Every time I’ve driven toward Crater Lake — and I’ve done it three times now, coming from different directions, in different seasons — there’s a moment just before the rim where the forest closes in tight and the road climbs and you can feel something about to happen. Then the trees pull back and there it is: an oval of water so blue it looks like someone poured food coloring into a volcanic crater and forgot to stir. Which is not far from what actually happened, geologically speaking. The caldera is the remains of Mount Mazama, which erupted and collapsed about seven thousand years ago and has been filling with snow and rain ever since, filtering through porous volcanic rock until the water achieves a purity that makes the light behave differently.

I arrived in early September the second time, just as the tourist season was beginning to thin. The crater rim road — fifty-three kilometers of it, with pullouts and viewpoints every few kilometers — was quiet enough that I could park almost anywhere and just stand there, watching the color change with the angle of the sun. In full afternoon light it’s almost violent, an electric cobalt that doesn’t look real. At dusk it goes navy, then black, and the rim turns orange and you understand why people have been writing about this lake for as long as there have been people here to write about it.

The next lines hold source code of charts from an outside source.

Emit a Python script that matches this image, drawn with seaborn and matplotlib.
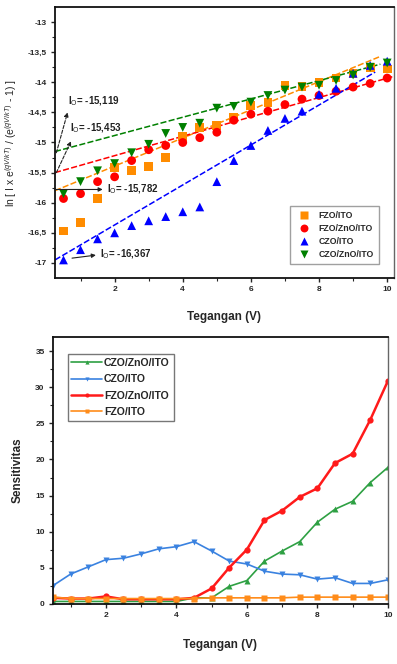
import numpy as np
import pandas as pd
import matplotlib
matplotlib.use("Agg")
import matplotlib.pyplot as plt
import seaborn as sns

sns.set_style("ticks")
plt.rcParams['font.family'] = ['Liberation Sans', 'DejaVu Sans']
plt.rcParams['mathtext.fontset'] = 'custom'
plt.rcParams['mathtext.rm'] = 'Liberation Sans'
plt.rcParams['mathtext.it'] = 'Liberation Sans:italic'
plt.rcParams['mathtext.bf'] = 'Liberation Sans:bold'

# ---------------- data ----------------
voltage = [0.5, 1.0, 1.5, 2.0, 2.5, 3.0, 3.5, 4.0, 4.5, 5.0,
           5.5, 6.0, 6.5, 7.0, 7.5, 8.0, 8.5, 9.0, 9.5, 10.0]

series_top = ["FZO/ITO", "FZO/ZnO/ITO", "CZO/ITO", "CZO/ZnO/ITO"]
ln_fzo_ito = [-16.47, -16.33, -15.93, -15.42, -15.47, -15.40, -15.25, -14.90, -14.75, -14.72,
              -14.58, -14.38, -14.33, -14.05, -14.07, -14.00, -13.93, -13.85, -13.75, -13.78]
ln_fzo_zno_ito = [-15.93, -15.85, -15.65, -15.57, -15.30, -15.12, -15.05, -15.00, -14.92, -14.83,
                  -14.63, -14.53, -14.48, -14.37, -14.28, -14.22, -14.15, -14.08, -14.02, -13.93]
ln_czo_ito = [-16.95, -16.78, -16.60, -16.50, -16.38, -16.30, -16.23, -16.15, -16.07, -15.65,
              -15.30, -15.05, -14.80, -14.60, -14.48, -14.20, -14.10, -13.85, -13.72, -13.65]
ln_czo_zno_ito = [-15.85, -15.65, -15.47, -15.35, -15.17, -15.03, -14.85, -14.75, -14.68, -14.43,
                  -14.40, -14.33, -14.22, -14.13, -14.08, -14.05, -13.97, -13.88, -13.75, -13.68]

# fitted straight lines (end points)
fit_x = {"FZO/ITO": [0.25, 9.76], "FZO/ZnO/ITO": [0.25, 10.2],
         "CZO/ITO": [0.25, 9.65], "CZO/ZnO/ITO": [0.25, 9.8]}
fit_y = {"FZO/ITO": [-15.80, -13.58], "FZO/ZnO/ITO": [-15.50, -13.90],
         "CZO/ITO": [-16.95, -13.83], "CZO/ZnO/ITO": [-15.15, -13.70]}

i0_labels = ["-15,119", "-15,453", "-15,782", "-16,367"]

series_bot = ["CZO/ZnO/ITO", "CZO/ITO", "FZO/ZnO/ITO", "FZO/ITO"]
sens_czo_zno_ito = [0.3, 0.3, 0.3, 0.3, 0.3, 0.3, 0.3, 0.3, 0.8, 0.8,
                    2.4, 3.2, 5.9, 7.3, 8.6, 11.3, 13.1, 14.2, 16.8, 18.9]
sens_czo_ito = [2.5, 4.1, 5.1, 6.1, 6.3, 6.9, 7.6, 7.9, 8.6, 7.3,
                5.9, 5.5, 4.5, 4.1, 4.0, 3.4, 3.6, 2.8, 2.8, 3.3]
sens_fzo_zno_ito = [0.8, 0.7, 0.7, 1.0, 0.6, 0.6, 0.6, 0.6, 0.8, 2.1,
                    5.0, 7.5, 11.6, 12.9, 14.8, 16.0, 19.5, 20.8, 25.5, 30.9]
sens_fzo_ito = [0.9, 0.7, 0.7, 0.7, 0.7, 0.7, 0.7, 0.7, 0.7, 0.8,
                0.8, 0.8, 0.8, 0.8, 0.9, 0.9, 0.9, 0.9, 0.9, 0.9]

# ---------------- frames ----------------
top_df = pd.concat([
    pd.DataFrame({"V": voltage, "y": vals, "s": name})
    for name, vals in zip(series_top, [ln_fzo_ito, ln_fzo_zno_ito, ln_czo_ito, ln_czo_zno_ito])
], ignore_index=True)
fit_df = pd.concat([
    pd.DataFrame({"V": fit_x[n], "y": fit_y[n], "s": n}) for n in series_top
], ignore_index=True)
bot_df = pd.concat([
    pd.DataFrame({"V": voltage, "y": vals, "s": name})
    for name, vals in zip(series_bot, [sens_czo_zno_ito, sens_czo_ito, sens_fzo_zno_ito, sens_fzo_ito])
], ignore_index=True)

top_pal = {"FZO/ITO": "#FF8C00", "FZO/ZnO/ITO": "#FF0000",
           "CZO/ITO": "#0000FF", "CZO/ZnO/ITO": "#008000"}
top_mk = {"FZO/ITO": "s", "FZO/ZnO/ITO": "o", "CZO/ITO": "^", "CZO/ZnO/ITO": "v"}
bot_pal = {"CZO/ZnO/ITO": "#2EA043", "CZO/ITO": "#3A82E0",
           "FZO/ZnO/ITO": "#FF1A1A", "FZO/ITO": "#FF8C1A"}
bot_mk = {"CZO/ZnO/ITO": "^", "CZO/ITO": "v", "FZO/ZnO/ITO": "o", "FZO/ITO": "s"}

fig = plt.figure(figsize=(3.97, 6.64), dpi=100)
ax1 = fig.add_axes([0.1385, 0.5813, 0.8539, 0.4082])
ax2 = fig.add_axes([0.1335, 0.0904, 0.8435, 0.4021])

# ---------------- top ----------------
sns.lineplot(data=fit_df, x="V", y="y", hue="s", palette=top_pal, ax=ax1,
             legend=False, linewidth=1.1, estimator=None, sort=False)
for l in ax1.lines:
    l.set_linestyle((0, (4, 1.5)))
sns.scatterplot(data=top_df, x="V", y="y", hue="s", style="s", palette=top_pal,
                markers=top_mk, s=40, edgecolor="none", ax=ax1, zorder=3)

ax1.set_xlim(0.25, 10.2)
ax1.set_ylim(-17.25, -12.75)
ax1.set_xticks([2, 4, 6, 8, 10])
ax1.set_xticks([1, 3, 5, 7, 9], minor=True)
yt = [-17, -16.5, -16, -15.5, -15, -14.5, -14, -13.5, -13]
ax1.set_yticks(yt)
ax1.set_yticklabels([("%g" % v).replace(".", ",") for v in yt])
ax1.set_yticks([-16.75, -16.25, -15.75, -15.25, -14.75, -14.25, -13.75, -13.25], minor=True)
ax1.set_xlabel("Tegangan (V)", fontsize=8.5, fontweight="bold", labelpad=13)
ax1.set_ylabel(r"ln [ I x e$^{(qV/kT)}$ / (e$^{(qV/kT)}$ - 1) ]", fontsize=7.5, labelpad=6)

h, lab = ax1.get_legend_handles_labels()
leg1 = ax1.legend(h, lab, loc="lower right", fontsize=6.3, frameon=True, fancybox=False,
                  edgecolor="#888888", handletextpad=0.6, borderpad=0.6,
                  labelspacing=0.45, bbox_to_anchor=(0.968, 0.035), markerscale=0.9)
for t in leg1.get_texts():
    t.set_fontweight("bold")

# I0 annotations
ann = [
    (i0_labels[0], (0.62, -14.32), (0.29, -15.17), (0.62, -14.50), (0, (3, 1.5))),
    (i0_labels[1], (0.68, -14.77), (0.29, -15.50), (0.72, -14.98), (0, (3, 1.5))),
    (i0_labels[2], (1.78, -15.78), (0.24, -15.78), (1.65, -15.78), "-"),
    (i0_labels[3], (1.58, -16.86), (0.75, -16.92), (1.45, -16.87), "-"),
]
for txt, tp, a0, a1, ls in ann:
    ax1.text(tp[0], tp[1], r"I$_{\mathrm{O}}$= " + txt, fontsize=7, va="center", ha="left",
             fontweight="bold", color="#222222")
    ax1.annotate("", xy=a1, xytext=a0,
                 arrowprops=dict(arrowstyle="-|>", color="#222222", lw=0.8,
                                 linestyle=ls, mutation_scale=6, shrinkA=0, shrinkB=0))

# ---------------- bottom ----------------
sns.lineplot(data=bot_df, x="V", y="y", hue="s", style="s", palette=bot_pal,
             markers=bot_mk, dashes=False, markersize=4.5, markeredgecolor="none",
             linewidth=1.2, ax=ax2, hue_order=series_bot, style_order=series_bot)
for l in ax2.lines:
    if l.get_color().lower() in ("#ff1a1a",):
        l.set_linewidth(1.8)

ax2.set_xlim(0.5, 10)
ax2.set_ylim(-0.05, 37)
ax2.set_xticks([2, 4, 6, 8, 10])
ax2.set_xticks([1, 3, 5, 7, 9], minor=True)
ax2.set_yticks([0, 5, 10, 15, 20, 25, 30, 35])
ax2.set_yticks([2.5, 7.5, 12.5, 17.5, 22.5, 27.5, 32.5], minor=True)
ax2.set_xlabel("Tegangan (V)", fontsize=8.5, fontweight="bold", labelpad=14)
ax2.set_ylabel("Sensitivitas", fontsize=8.5, fontweight="bold", labelpad=8)

h2, l2 = ax2.get_legend_handles_labels()
leg2 = ax2.legend(h2, l2, loc="upper left", fontsize=7.6, frameon=True, fancybox=False,
                  edgecolor="#555555", handlelength=2.9, handletextpad=0.2, borderpad=0.35,
                  labelspacing=0.6, bbox_to_anchor=(0.028, 0.955))
for t in leg2.get_texts():
    t.set_fontweight("bold")
for lh in leg2.get_lines():
    lh.set_markersize(3)

for ax in (ax1, ax2):
    ax.tick_params(axis="both", which="major", direction="out", length=3, width=1,
                   labelsize=6, pad=3)
    ax.tick_params(axis="both", which="minor", direction="out", length=2, width=0.8)
    for lbl in ax.get_xticklabels() + ax.get_yticklabels():
        lbl.set_fontweight("bold")
    for side in ("left", "bottom", "top"):
        ax.spines[side].set_visible(True)
        ax.spines[side].set_color("#111111")
        ax.spines[side].set_linewidth(1.3)
    ax.spines["right"].set_visible(True)
    ax.spines["right"].set_color("#666666")
    ax.spines["right"].set_linewidth(1.0)

fig.savefig("out.png", dpi=100)
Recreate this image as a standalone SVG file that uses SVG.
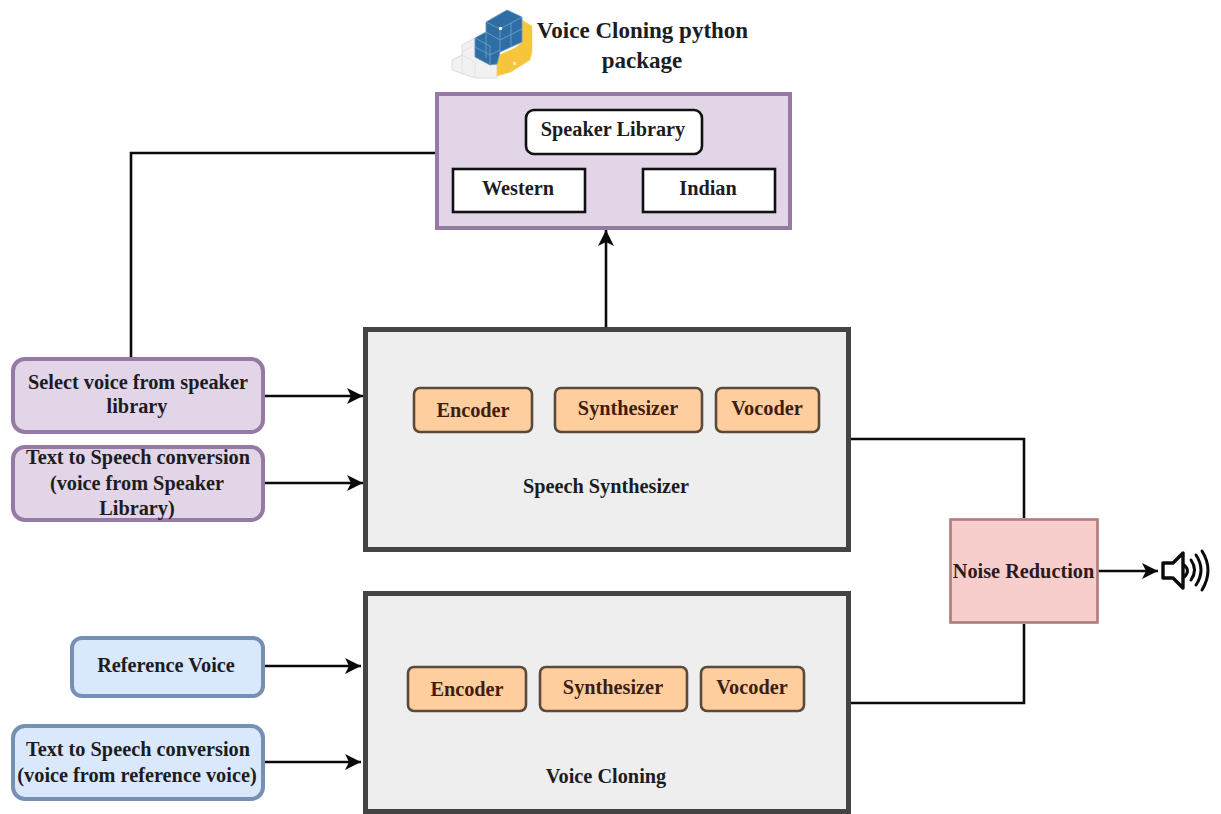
<svg xmlns="http://www.w3.org/2000/svg" width="1221" height="814" viewBox="0 0 1221 814">
<style>
text{font-family:"Liberation Serif","Times New Roman",serif;font-weight:bold;font-size:20.3px;fill:#1c1c22;text-anchor:middle}
.conn{fill:none;stroke:#0a0a0a;stroke-width:2.6}
.purple{fill:#e1d5e7;stroke:#957aa5;stroke-width:4}
.blue{fill:#dae8fc;stroke:#7590b2;stroke-width:4}
.box{fill:#eeeeee;stroke:#444444;stroke-width:5}
.block{fill:#ffce9f;stroke:#5a4a3a;stroke-width:2.6}
.white{fill:#ffffff;stroke:#111111;stroke-width:2.6}
.org{fill:#3f1d10}
.g{fill:#f1f1f1;stroke:#dcdcdc;stroke-width:1}
.b{fill:#2f6ea5;stroke:#5f97c0;stroke-width:.8}
.bl{fill:none;stroke:#6fa3c9;stroke-width:.8}
.y{fill:#f5c63c;stroke:#f5d36a;stroke-width:.6}
</style>
<defs>
<marker id="arrow" markerUnits="userSpaceOnUse" markerWidth="20" markerHeight="20" refX="17" refY="10" orient="auto">
<path d="M1 2 L17 10 L1 18 L5 10 Z" fill="#0a0a0a"/>
</marker>
</defs>
<rect width="1221" height="814" fill="#ffffff"/>
<g id="connectors">
<path class="conn" d="M437 153H131V357"/>
<path class="conn" d="M606 327V230" marker-end="url(#arrow)"/>
<path class="conn" d="M264 396H363" marker-end="url(#arrow)"/>
<path class="conn" d="M264 483H363" marker-end="url(#arrow)"/>
<path class="conn" d="M264 666H361" marker-end="url(#arrow)"/>
<path class="conn" d="M264 762H361" marker-end="url(#arrow)"/>
<path class="conn" d="M851 439H1024V518"/>
<path class="conn" d="M851 703H1024V624"/>
<path class="conn" d="M1098 571H1158" marker-end="url(#arrow)"/>
</g>
<g id="python-logo">
<polygon class="g" points="452,60 462,55 462,45 475,38 475,57 497,65 497,78 475,78 452,70"/>
<path class="bl" style="stroke:#e0e0e0" d="M462 55V75M462 55L475 62V78M475 45L462 52"/>
<polygon class="y" points="522,20 532,26 532,52 530,60 511,72 497,76 497,56 515,48 522,42"/>
<polygon class="b" points="486,22 507,10 522,17 522,42 500,52 497,64 490,65 475,57 475,38 486,32"/>
<path class="bl" d="M486 22L500 29V52M500 29L522 17M511 23V46M486 32V58M475 38L490 46V65M475 47L490 55L500 50M486 32L500 40L522 29"/>
<rect x="499" y="27" width="3" height="3" fill="#e8f2f8"/>
<rect x="513" y="62" width="3" height="3" fill="#fbeeb5"/>
</g>
<g id="title">
<text x="642.500" y="38" style="font-size:23px">Voice Cloning python</text>
<text x="642" y="68" style="font-size:23px">package</text>
</g>
<g id="speaker-library">
<rect class="purple" x="437" y="94" width="353" height="134"/>
<rect class="white" x="526" y="110" width="176" height="44" rx="8"/>
<text x="613" y="136">Speaker Library</text>
</g>
<g id="western">
<rect class="white" x="453" y="169" width="132" height="43"/>
<text x="518" y="195">Western</text>
</g>
<g id="indian">
<rect class="white" x="643" y="169" width="132" height="43"/>
<text x="708" y="195">Indian</text>
</g>
<g id="select-voice">
<rect class="purple" x="13" y="359" width="250" height="73" rx="12"/>
<text x="138" y="389">Select voice from speaker</text>
<text x="137" y="413">library</text>
</g>
<g id="tts-speaker">
<rect class="purple" x="13" y="447" width="250" height="73" rx="12"/>
<text x="138" y="464">Text to Speech conversion</text>
<text x="137" y="490">(voice from Speaker</text>
<text x="137" y="515">Library)</text>
</g>
<g id="reference-voice">
<rect class="blue" x="72" y="638" width="191" height="58" rx="10"/>
<text x="166" y="672">Reference Voice</text>
</g>
<g id="tts-reference">
<rect class="blue" x="13" y="726" width="250" height="73" rx="12"/>
<text x="138" y="756">Text to Speech conversion</text>
<text x="137" y="782">(voice from reference voice)</text>
</g>
<g id="speech-synthesizer">
<rect class="box" x="365.500" y="329.500" width="483" height="220"/>
<text x="606" y="493">Speech Synthesizer</text>
</g>
<g id="s-encoder">
<rect class="block" x="414" y="388" width="118" height="44" rx="6"/>
<text class="org" x="473" y="417">Encoder</text>
</g>
<g id="s-synthesizer">
<rect class="block" x="555" y="388" width="147" height="44" rx="6"/>
<text class="org" x="628" y="415">Synthesizer</text>
</g>
<g id="s-vocoder">
<rect class="block" x="716" y="388" width="103" height="44" rx="6"/>
<text class="org" x="767" y="415">Vocoder</text>
</g>
<g id="voice-cloning">
<rect class="box" x="365.500" y="593.500" width="483" height="218"/>
<text x="606" y="783">Voice Cloning</text>
</g>
<g id="c-encoder">
<rect class="block" x="408" y="667" width="118" height="44" rx="6"/>
<text class="org" x="467" y="696">Encoder</text>
</g>
<g id="c-synthesizer">
<rect class="block" x="540" y="667" width="147" height="44" rx="6"/>
<text class="org" x="613" y="694">Synthesizer</text>
</g>
<g id="c-vocoder">
<rect class="block" x="701" y="667" width="103" height="44" rx="6"/>
<text class="org" x="752" y="694">Vocoder</text>
</g>
<g id="noise-reduction">
<rect x="950.500" y="519.500" width="147" height="103" fill="#f8cecc" stroke="#ae7c7a" stroke-width="2.600"/>
<text x="1023.500" y="578" style="fill:#2a1a1c">Noise Reduction</text>
</g>
<g id="speaker-icon" fill="none" stroke="#0a0a0a" stroke-width="3" stroke-linecap="round" stroke-linejoin="round">
<path d="M1163 563H1173L1183 553V588L1173 578H1163Z" stroke-width="3.400"/>
<path d="M1184 565Q1191 571 1184 577"/>
<path d="M1191 560Q1198 570 1191 580"/>
<path d="M1196 555Q1206 570 1196 585"/>
<path d="M1202 551Q1214 570 1202 590"/>
</g>
</svg>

Wizard Island rising from the center of Crater Lake at golden hour, reflected in the still blue water

Wizard Island sits in the center of the caldera — a perfect cinder cone about three hundred meters high, forested in Whitebark pine, accessible only by a boat tour that leaves from Cleetwood Cove (the one trail that descends from the rim to the water, a steep and honest 2.2 kilometers that will remind your knees it exists). The boat tour isn’t really about the island; it’s about being on the water, being inside the caldera, understanding the scale from a different angle. From the rim, the lake looks vast but somehow contained. From the water looking up at the walls rising four hundred meters, you feel the scale properly.

The hiking around the rim is genuinely excellent if you do it right. Garfield Peak, on the south rim, takes about two hours round trip and delivers views that flatten you — the entire caldera visible, Mount Scott visible to the east, the Cascades reaching north and south. I ate my lunch on the summit rock with three other hikers who’d all arrived independently and none of us said much because there wasn’t much to add to what the view was already saying.

The Crater Lake rim road winding along the caldera edge with forest and blue water below

The lodge — Crater Lake Lodge, built in 1915 and restored decades later — sits right on the rim, and if you can get a room facing the lake, the view from your bed when you wake up is something you will think about for years. I had dinner there once during a rainstorm, watching the clouds move across the caldera and the lake turn gray and then silver and then briefly, when a break in the clouds let in a shaft of late light, that improbable blue again.

When to go: July through mid-October, when the rim road is fully open — the park receives three to five meters of snow annually and access before July can be limited. For the fewest people and the best light, aim for early September through early October. The lodge and most facilities close after mid-October.